I am trying to understand the proof of the conjugacy problem for hyperbolic groups: see
http://andreghenriques.com/Teaching/GeometricGroupTheory.pdf Lemma 6.2 https://www.math.ucdavis.edu/~kapovich/280-2009/hyplectures_papasoglu.pdf 3.28
I know this has been discussed before but could someone please explain, preferably with some clear pictures, the pigeonhole principle step of the argument. I understand the construction up to there, I just can't see how we can assume there exists $i<j$ where we can make the $x$ shorter. I'm sure this is meant to be straightforward but I'm just not getting it, no matter how many pictures I draw! Any help would be greatly appreciated :)

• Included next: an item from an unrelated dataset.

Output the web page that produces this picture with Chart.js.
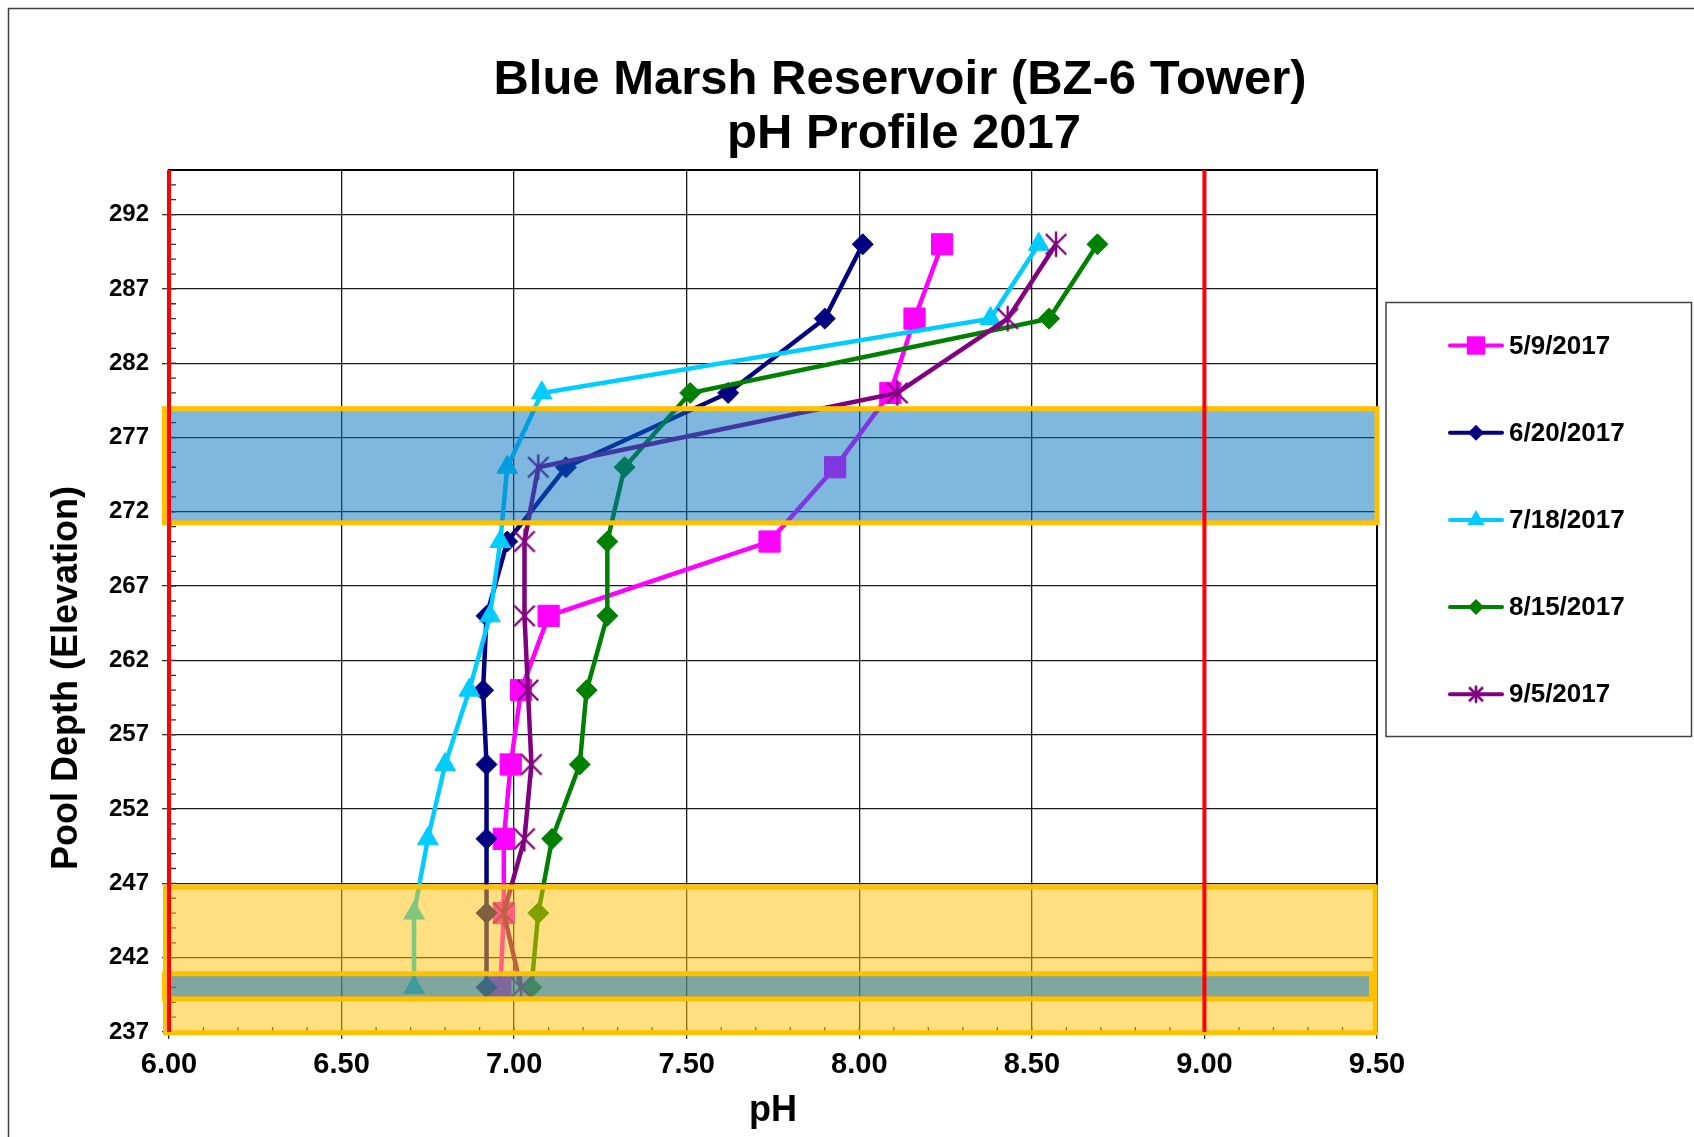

I am looking at the proof of Lemma 6.2 in Papasoglu's paper.
From what you write, it sounds as though you understand the first claim, that $$ |(x_1\cdots x_i)^{-1}g(x_1\cdots x_i)| \le 2\delta + |g_1|$$ for all $i$ with $|g_1| \le i \le n-|g_2|$.
Now a group element $g$ of length $k$ has an expression as $y_1 \cdots y_k$ with each $y_i \in S \cup S^{-1}$, and so the number of such elements is at most $(2|S|)^k$, and the number of elements of length at most $k$ is at most $(2|S|+1)^k$. (I think there might be a minor mistake in the paper, because we need to replace $2|S|$ by $2|S|+1$, or make some similar adjustment.)

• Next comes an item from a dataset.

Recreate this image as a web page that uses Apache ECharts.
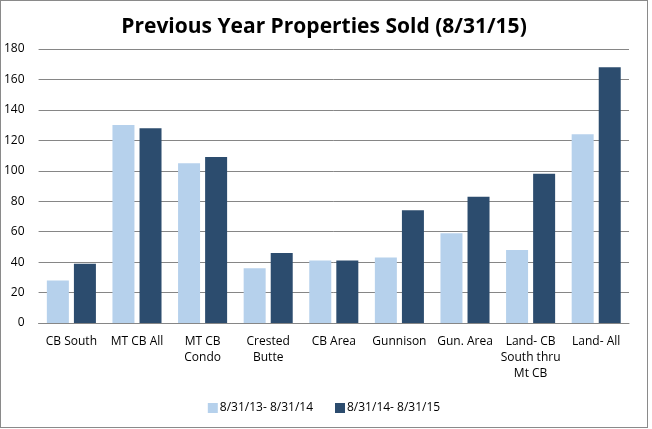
<!DOCTYPE html>
<html><head><meta charset="utf-8">
<script src="https://cdn.jsdelivr.net/npm/echarts@6/dist/echarts.min.js"></script>
<style>
html,body{margin:0;padding:0;background:#fff;}
#c{position:absolute;left:0;top:0;width:646px;height:426px;border:1px solid #8a8a8a;}
</style></head>
<body><div id="c"></div>
<script>
const categories = ["CB South","MT CB All","MT CB\nCondo","Crested\nButte","CB Area","Gunnison","Gun. Area","Land- CB\nSouth thru\nMt CB","Land- All"];
const seriesNames = ["8/31/13- 8/31/14","8/31/14- 8/31/15"];
const prevYear = [28,130,105,36,41,43,59,48,124];
const currYear = [39,128,109,46,41,74,83,98,168];
const yTicks = {min:0,max:180,interval:20};

const chart = echarts.init(document.getElementById('c'), null, {renderer:'canvas'});
const font = '"Open Sans", "Noto Sans", sans-serif';
chart.setOption({
  animation:false,
  backgroundColor:'#fff',
  title:{text:'Previous Year Properties Sold (8/31/15)',left:'center',top:11,
    textStyle:{fontFamily:font,fontSize:21,fontWeight:'bold',color:'#000'}},
  grid:{left:33,right:18,top:48,bottom:104,containLabel:false},
  legend:{bottom:8,left:'center',itemWidth:10,itemHeight:10,itemGap:22,icon:'rect',
    textStyle:{fontFamily:font,fontSize:12,color:'#000',padding:[0,0,0,-3]}},
  xAxis:{type:'category',data:categories,
    axisLine:{lineStyle:{color:'#868686',width:1}},
    axisTick:{show:false},
    axisLabel:{interval:0,fontFamily:font,fontSize:12,color:'#000',lineHeight:16,margin:11}},
  yAxis:{type:'value',min:yTicks.min,max:yTicks.max,interval:yTicks.interval,
    axisLine:{show:false},axisTick:{show:false},
    splitLine:{lineStyle:{color:'#868686',width:1}},
    axisLabel:{fontFamily:font,fontSize:12,color:'#000',margin:14}},
  series:[
    {name:seriesNames[0],type:'bar',data:prevYear,barWidth:22,barGap:'23%',itemStyle:{color:'#B6D1EC'}},
    {name:seriesNames[1],type:'bar',data:currYear,barWidth:22,barGap:'23%',itemStyle:{color:'#2C4C6E'}}
  ]
});
</script></body></html>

So, if $|x| \ge (2|S|+1)^{2\delta + |g_1|} + |g_1|+|g_2|+1$, then there are at least $(2|S|+1)^{2\delta + |g_1|} +1$ values of $i$ with $|g_1| \le i \le n-|g_2|$, and hence there must be two such values, which the author calls $i$ and $j$ with $i<j$, such that $$ (x_1\cdots x_i)^{-1}g(x_1\cdots x_i) = (x_1\cdots x_j)^{-1}g(x_1\cdots x_j).$$ Hence $$g_2 = x^{-1}g_1x = (x_1\cdots x_n)^{-1}g(x_1\cdots x_n) = (x_1\cdots x_ix_{j+1} \cdots x_n)^{-1}g(x_1\cdots x_ix_{j+1} \cdots x_n)$$ as claimed.